=== THE REQUEST ===
Emit a verbatim copy of the lines below from the line with "Reproduce this chart with Bokeh." through the line with "7e6, 1e7, 1.3e7]", excluding pictures and everything outside that range.

(Code that draws figures)
◇ ◇ ◇ ◇ ◇ ◇ ◇
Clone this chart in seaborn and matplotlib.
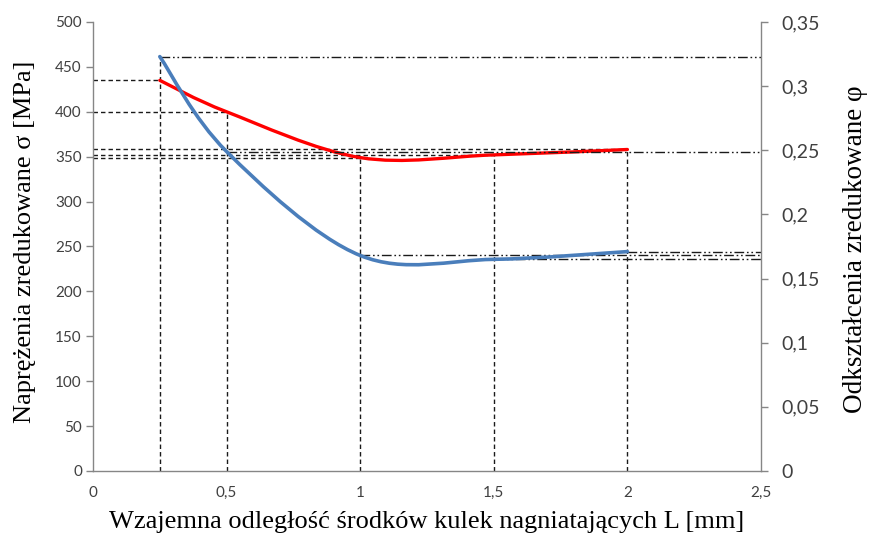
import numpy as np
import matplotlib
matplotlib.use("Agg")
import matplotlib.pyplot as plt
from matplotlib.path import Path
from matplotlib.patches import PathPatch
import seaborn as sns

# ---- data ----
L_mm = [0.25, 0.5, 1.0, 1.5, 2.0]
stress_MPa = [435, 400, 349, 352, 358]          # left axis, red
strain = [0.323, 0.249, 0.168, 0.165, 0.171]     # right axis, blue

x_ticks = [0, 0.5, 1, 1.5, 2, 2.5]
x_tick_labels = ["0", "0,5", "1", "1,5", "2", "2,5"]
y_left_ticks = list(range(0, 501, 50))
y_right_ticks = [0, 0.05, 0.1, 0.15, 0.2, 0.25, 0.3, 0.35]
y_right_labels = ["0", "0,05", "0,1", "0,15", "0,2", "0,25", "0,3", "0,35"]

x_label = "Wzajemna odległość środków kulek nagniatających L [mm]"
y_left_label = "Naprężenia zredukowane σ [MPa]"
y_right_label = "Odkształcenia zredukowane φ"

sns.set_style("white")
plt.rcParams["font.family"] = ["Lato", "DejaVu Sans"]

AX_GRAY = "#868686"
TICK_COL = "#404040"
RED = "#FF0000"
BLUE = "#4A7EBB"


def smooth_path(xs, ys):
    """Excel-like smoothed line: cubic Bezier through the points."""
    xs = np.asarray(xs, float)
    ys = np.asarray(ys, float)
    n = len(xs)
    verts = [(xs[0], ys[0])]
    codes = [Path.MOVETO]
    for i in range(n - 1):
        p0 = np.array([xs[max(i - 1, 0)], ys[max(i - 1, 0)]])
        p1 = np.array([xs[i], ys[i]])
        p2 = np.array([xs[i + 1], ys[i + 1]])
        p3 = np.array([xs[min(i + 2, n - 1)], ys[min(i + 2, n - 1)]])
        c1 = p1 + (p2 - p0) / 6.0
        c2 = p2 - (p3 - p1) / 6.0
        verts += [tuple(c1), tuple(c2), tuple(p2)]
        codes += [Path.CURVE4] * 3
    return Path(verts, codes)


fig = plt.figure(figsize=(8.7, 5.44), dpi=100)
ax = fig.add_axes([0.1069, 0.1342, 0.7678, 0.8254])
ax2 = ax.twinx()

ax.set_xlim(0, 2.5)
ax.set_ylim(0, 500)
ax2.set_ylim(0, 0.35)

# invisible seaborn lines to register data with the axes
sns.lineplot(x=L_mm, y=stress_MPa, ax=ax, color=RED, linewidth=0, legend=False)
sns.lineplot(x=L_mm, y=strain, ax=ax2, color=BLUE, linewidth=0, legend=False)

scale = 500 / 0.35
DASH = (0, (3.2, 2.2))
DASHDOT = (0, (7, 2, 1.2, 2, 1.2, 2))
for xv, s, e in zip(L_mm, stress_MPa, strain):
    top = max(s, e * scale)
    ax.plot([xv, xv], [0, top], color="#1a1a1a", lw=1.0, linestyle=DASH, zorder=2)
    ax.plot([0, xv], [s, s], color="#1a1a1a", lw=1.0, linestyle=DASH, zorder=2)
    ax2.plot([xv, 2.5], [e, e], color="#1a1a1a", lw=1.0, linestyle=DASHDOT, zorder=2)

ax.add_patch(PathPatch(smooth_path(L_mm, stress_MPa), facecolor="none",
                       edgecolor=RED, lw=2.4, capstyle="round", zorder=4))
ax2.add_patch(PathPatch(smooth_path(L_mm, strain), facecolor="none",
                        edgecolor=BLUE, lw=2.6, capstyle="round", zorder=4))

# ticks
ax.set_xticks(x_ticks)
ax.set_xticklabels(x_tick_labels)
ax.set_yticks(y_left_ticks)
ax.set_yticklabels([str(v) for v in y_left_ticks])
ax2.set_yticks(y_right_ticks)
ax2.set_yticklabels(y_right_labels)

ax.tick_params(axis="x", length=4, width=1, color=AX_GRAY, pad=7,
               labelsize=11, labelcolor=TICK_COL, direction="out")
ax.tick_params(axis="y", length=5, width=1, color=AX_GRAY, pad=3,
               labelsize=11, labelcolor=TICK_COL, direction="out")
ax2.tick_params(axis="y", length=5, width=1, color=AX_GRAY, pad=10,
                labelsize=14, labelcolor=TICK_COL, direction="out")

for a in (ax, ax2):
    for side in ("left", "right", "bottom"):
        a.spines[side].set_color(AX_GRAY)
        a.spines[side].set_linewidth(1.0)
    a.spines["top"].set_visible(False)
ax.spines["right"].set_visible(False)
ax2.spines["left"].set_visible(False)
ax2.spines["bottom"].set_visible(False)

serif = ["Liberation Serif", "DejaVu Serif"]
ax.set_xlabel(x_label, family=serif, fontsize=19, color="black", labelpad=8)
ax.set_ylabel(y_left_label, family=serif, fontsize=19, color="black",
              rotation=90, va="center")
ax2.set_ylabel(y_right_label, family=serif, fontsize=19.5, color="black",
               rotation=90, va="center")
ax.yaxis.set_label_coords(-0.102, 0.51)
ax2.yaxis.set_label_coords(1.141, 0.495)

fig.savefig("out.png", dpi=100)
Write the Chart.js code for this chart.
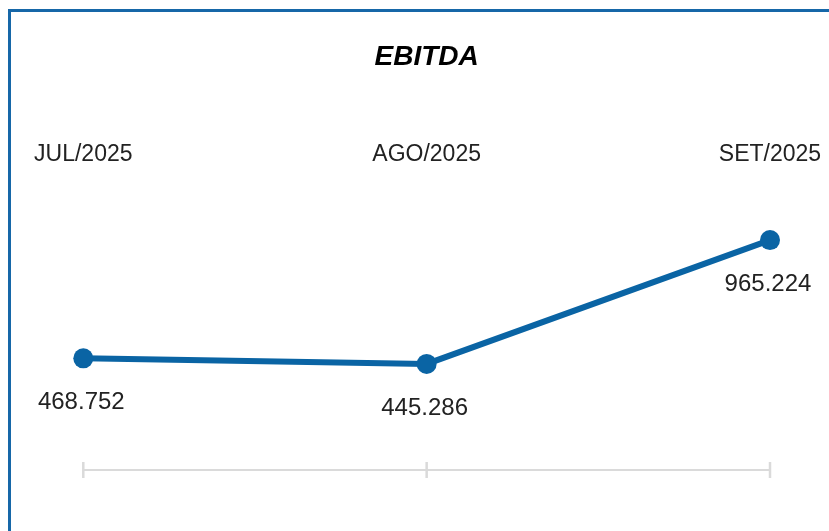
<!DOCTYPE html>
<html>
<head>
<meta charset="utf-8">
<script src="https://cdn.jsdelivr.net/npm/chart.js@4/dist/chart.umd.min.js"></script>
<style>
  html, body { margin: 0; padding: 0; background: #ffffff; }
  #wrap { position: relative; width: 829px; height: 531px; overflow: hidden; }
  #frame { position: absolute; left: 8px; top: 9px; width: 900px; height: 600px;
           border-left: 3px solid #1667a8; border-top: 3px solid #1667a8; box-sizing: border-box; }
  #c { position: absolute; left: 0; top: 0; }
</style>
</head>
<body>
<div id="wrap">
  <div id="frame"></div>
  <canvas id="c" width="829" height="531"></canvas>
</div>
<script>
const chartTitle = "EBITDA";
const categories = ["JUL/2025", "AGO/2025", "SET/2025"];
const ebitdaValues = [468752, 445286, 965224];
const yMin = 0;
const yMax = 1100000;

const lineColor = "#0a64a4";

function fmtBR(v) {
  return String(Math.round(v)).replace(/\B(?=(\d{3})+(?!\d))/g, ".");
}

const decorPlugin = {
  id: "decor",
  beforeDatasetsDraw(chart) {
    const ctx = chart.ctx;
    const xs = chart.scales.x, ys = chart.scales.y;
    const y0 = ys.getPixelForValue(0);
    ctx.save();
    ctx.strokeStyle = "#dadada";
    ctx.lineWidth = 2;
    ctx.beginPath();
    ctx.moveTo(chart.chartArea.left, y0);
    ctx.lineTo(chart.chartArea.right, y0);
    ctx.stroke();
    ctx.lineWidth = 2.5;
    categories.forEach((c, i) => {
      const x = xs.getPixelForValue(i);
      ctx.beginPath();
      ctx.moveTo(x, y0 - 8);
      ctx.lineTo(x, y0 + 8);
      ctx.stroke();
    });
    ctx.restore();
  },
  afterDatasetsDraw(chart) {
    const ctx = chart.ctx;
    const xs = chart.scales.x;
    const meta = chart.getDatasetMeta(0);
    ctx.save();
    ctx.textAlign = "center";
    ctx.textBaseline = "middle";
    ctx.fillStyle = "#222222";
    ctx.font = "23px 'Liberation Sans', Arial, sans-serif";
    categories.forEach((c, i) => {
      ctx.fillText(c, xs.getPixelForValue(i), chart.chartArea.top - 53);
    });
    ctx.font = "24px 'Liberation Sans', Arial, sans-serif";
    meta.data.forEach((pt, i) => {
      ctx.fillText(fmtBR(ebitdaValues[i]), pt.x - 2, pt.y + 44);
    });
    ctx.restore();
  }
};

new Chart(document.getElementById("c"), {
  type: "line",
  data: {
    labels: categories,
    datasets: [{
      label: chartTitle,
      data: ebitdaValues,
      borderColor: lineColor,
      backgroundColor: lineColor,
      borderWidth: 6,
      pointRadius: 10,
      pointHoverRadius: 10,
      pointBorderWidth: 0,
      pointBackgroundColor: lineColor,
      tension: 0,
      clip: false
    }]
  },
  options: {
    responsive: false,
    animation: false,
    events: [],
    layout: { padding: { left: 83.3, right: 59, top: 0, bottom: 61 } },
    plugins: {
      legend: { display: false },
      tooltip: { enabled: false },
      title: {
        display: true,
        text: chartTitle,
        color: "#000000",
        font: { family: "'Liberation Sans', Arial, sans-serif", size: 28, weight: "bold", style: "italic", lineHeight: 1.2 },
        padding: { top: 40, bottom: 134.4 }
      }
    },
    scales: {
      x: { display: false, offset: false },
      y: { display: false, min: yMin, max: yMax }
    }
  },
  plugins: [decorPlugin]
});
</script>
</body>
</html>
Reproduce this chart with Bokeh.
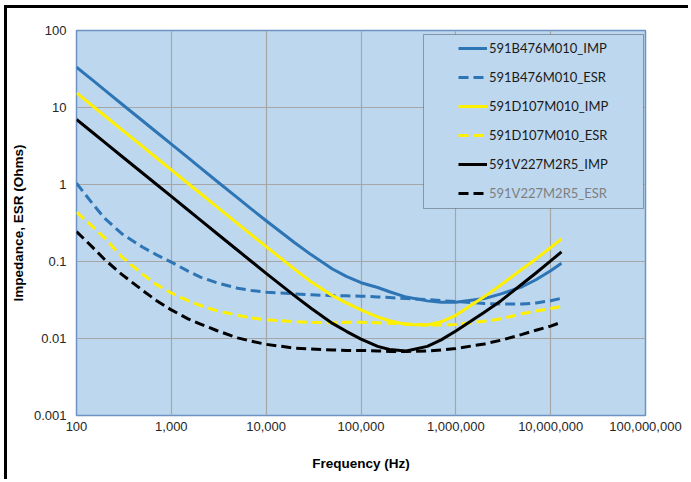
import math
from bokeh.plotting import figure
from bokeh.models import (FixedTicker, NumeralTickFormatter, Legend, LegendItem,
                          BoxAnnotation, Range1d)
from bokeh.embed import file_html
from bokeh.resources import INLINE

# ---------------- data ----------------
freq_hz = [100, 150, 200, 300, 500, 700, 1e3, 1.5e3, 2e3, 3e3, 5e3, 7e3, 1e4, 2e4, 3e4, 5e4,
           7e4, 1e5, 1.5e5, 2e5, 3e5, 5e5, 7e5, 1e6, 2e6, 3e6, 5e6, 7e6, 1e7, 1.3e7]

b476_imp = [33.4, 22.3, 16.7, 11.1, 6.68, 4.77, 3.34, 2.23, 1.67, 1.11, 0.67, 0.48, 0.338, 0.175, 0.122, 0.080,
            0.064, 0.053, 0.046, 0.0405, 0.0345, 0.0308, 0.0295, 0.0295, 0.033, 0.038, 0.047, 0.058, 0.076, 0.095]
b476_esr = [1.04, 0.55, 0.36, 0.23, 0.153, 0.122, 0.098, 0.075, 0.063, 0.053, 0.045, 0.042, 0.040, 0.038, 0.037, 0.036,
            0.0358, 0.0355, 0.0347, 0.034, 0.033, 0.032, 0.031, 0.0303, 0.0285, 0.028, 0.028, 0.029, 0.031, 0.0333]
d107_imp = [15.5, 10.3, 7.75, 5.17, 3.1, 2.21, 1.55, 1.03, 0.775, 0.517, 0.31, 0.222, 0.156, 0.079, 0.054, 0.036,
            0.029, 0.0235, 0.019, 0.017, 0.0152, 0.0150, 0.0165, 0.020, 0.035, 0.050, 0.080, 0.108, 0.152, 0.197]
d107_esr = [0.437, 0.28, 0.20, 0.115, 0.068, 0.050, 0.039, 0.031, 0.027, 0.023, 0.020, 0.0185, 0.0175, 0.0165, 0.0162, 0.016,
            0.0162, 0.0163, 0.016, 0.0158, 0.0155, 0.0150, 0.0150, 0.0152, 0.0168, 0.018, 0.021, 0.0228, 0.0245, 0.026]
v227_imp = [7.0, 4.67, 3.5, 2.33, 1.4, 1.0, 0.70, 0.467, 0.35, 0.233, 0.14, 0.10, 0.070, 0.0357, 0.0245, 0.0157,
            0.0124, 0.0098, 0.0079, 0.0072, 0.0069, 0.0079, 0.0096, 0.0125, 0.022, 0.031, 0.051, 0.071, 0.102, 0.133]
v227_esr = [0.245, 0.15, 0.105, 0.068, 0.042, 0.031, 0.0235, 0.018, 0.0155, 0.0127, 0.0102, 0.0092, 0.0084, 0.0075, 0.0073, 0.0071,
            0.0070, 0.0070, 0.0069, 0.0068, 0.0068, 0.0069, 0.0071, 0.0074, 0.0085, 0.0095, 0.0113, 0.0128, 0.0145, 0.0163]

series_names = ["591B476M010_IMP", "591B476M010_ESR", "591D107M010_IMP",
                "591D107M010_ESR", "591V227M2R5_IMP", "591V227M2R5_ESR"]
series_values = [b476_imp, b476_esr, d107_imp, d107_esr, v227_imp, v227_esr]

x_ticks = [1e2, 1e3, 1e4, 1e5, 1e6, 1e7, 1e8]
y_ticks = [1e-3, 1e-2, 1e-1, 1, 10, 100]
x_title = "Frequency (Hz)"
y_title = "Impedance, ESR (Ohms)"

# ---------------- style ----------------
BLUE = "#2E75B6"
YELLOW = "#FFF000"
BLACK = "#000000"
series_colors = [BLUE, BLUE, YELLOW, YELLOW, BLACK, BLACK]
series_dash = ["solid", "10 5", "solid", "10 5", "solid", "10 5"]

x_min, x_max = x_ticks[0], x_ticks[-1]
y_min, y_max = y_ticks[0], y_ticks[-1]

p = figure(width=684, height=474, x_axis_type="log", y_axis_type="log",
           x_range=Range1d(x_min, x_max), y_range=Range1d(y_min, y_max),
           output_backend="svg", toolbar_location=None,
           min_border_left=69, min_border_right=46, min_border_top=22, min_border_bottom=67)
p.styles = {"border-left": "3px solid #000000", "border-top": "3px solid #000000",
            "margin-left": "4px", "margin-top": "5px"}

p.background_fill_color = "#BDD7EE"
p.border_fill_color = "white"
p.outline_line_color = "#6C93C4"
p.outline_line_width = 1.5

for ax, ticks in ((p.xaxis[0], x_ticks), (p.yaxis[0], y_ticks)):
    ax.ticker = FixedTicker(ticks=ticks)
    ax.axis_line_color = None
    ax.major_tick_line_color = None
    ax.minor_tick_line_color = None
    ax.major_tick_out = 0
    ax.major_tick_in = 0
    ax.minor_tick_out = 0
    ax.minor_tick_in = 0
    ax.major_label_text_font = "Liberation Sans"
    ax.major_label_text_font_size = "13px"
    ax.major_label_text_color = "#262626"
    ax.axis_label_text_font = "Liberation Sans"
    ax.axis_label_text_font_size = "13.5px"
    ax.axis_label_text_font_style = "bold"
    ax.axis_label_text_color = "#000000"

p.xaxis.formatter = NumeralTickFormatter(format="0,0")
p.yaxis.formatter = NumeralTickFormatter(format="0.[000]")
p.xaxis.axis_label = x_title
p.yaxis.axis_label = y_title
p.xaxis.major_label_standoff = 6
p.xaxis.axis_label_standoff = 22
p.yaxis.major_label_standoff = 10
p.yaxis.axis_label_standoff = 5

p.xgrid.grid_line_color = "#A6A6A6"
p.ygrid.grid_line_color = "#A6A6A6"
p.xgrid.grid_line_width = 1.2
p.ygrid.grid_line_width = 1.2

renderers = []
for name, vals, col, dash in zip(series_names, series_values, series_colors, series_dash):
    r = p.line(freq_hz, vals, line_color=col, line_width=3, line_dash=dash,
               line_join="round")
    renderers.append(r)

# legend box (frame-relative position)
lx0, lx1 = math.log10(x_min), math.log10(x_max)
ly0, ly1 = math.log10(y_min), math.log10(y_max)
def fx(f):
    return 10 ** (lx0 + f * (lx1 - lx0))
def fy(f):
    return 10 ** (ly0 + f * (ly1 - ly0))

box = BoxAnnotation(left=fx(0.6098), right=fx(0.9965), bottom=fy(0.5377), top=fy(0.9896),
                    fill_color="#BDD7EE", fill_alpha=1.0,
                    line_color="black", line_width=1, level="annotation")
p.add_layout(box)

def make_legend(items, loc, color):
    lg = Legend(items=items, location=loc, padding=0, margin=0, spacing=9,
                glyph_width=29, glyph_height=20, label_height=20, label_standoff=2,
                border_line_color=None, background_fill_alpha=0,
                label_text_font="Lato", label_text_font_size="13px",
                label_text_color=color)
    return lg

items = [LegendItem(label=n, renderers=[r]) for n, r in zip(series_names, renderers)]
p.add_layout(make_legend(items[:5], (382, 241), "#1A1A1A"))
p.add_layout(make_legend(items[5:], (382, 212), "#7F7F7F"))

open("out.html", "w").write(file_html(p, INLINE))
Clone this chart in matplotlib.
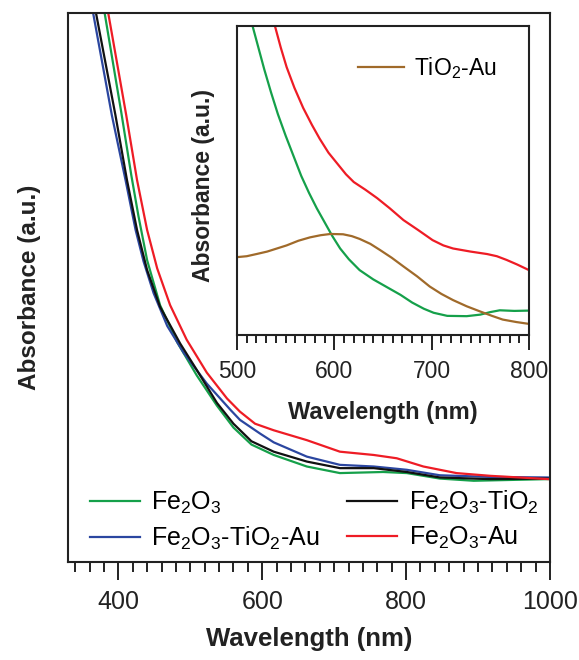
◇ ◇ ◇ ◇ ◇ ◇ ◇
=== SOLVED PROBLEM ===
Reproduce this chart with Bokeh.
import math
from bokeh.plotting import figure
from bokeh.models import (FixedTicker, NumeralTickFormatter, Legend, LegendItem,
                          BoxAnnotation, Range1d)
from bokeh.embed import file_html
from bokeh.resources import INLINE

# ---------------- data ----------------
freq_hz = [100, 150, 200, 300, 500, 700, 1e3, 1.5e3, 2e3, 3e3, 5e3, 7e3, 1e4, 2e4, 3e4, 5e4,
           7e4, 1e5, 1.5e5, 2e5, 3e5, 5e5, 7e5, 1e6, 2e6, 3e6, 5e6, 7e6, 1e7, 1.3e7]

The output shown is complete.